As a Government designated geographic area of disadvantage, or RAPID area, it has been estimated that approximately €27 million was spent in 2004-05 by statutory bodies on children's services in the part of Tallaght covered by the strategy. The project recognises this, which is a substantial sum in the area concerned. The National Children's Office is in place to co-ordinate the implementation of the children's strategy, including consultation with children, and hearing their voices. The Ombudsman for Children provides an independent voice on their behalf.

Ireland is one of the first countries in the world to have a national policy on play, Ready, Steady, Play, which was launched by my colleague, Deputy Brian Lenihan. The Government wants to build more playgrounds and parks with spaces to play and to make playgrounds and play areas safer for children. Part of this can be done through direct provision from the Exchequer and part by good forward planning on the part of local authorities. The Government has put funding in place. In Tallaght west, grants of €72,000 each have been provided to Jobstown, Fettercairn and Killinarden for playgrounds under the RAPID scheme.

The provision of early childhood care and education services is identified as central to positive outcomes for children. The Government is reviewing options for future child care policy, taking account of the work of the high level working group on early childhood care and education and other reports on the issue.
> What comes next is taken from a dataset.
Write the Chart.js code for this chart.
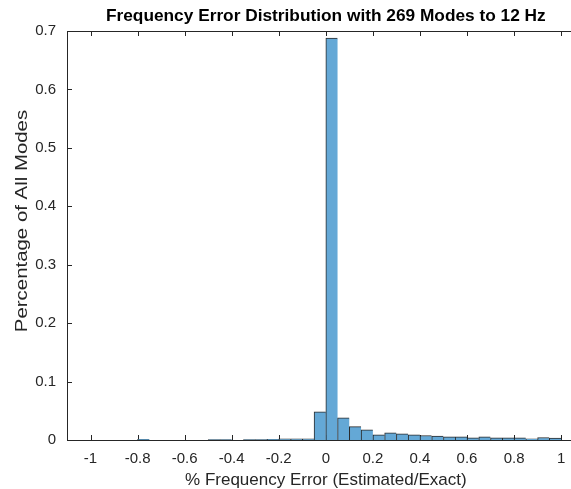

The National Children's Office was asked to prepare the high level working group report which was presented to the Cabinet Committee on Children last week.

Funding of over €10.6 million under the equal opportunities child care programme has been allocated to the Tallaght-Jobstown area since the beginning of the programme. School age child care is being addressed under the equal opportunities child care programme as well, under an initiative announced by my colleague, the Minister for Justice, Equality and Law Reform, Deputy McDowell, earlier this summer. The Health Service Executive is also involved in developing and supporting a number of child care and family support services in the Tallaght area and is represented on this project's consortium group.

Education is the key to young people reaching their full potential. It can provide them with the confidence to participate actively in society. Tackling educational disadvantage continues to be a key priority for the Government as reflected in the new action plan on educational disadvantage, delivering equality of opportunity in schools, launched by my colleague the Minister for Education and Science, Deputy Hanafin, last May. The new action plan aims to ensure that the educational needs of children and young people from disadvantaged communities are prioritised and effectively addressed in a more targeted, coherent and integrated way.

Another priority for the Government is reform of the youth justice system. Young people are subject to many pressures. Drugs, alcohol and social disadvantage can lead to a cycle of poverty, anti-social behaviour and getting into trouble. The Government is working to identify those at risk as early as possible and build their capacity to become responsible citizens.

The Children Act 2001 provides us with unique and specific opportunities. Major principles enshrined in the Act include the need for early intervention, the provision of community alternatives to detention and the principle that custody must remain a measure of last resort. A review of the structures of our youth justice system is being finalised and the results will be brought to the Government shortly.

Those developments at national level are mirrored in the approach outlined in the childhood development initiative's ten-year strategy. The strategy will support steps already being taken to improve outcomes for children in this area and play an active role in seeking new solutions to emerging issues. As the Taoiseach stated at the launch, the strategy and its proposals will be considered by relevant officials from the Departments drawing on the involvement of many local agencies in its preparation.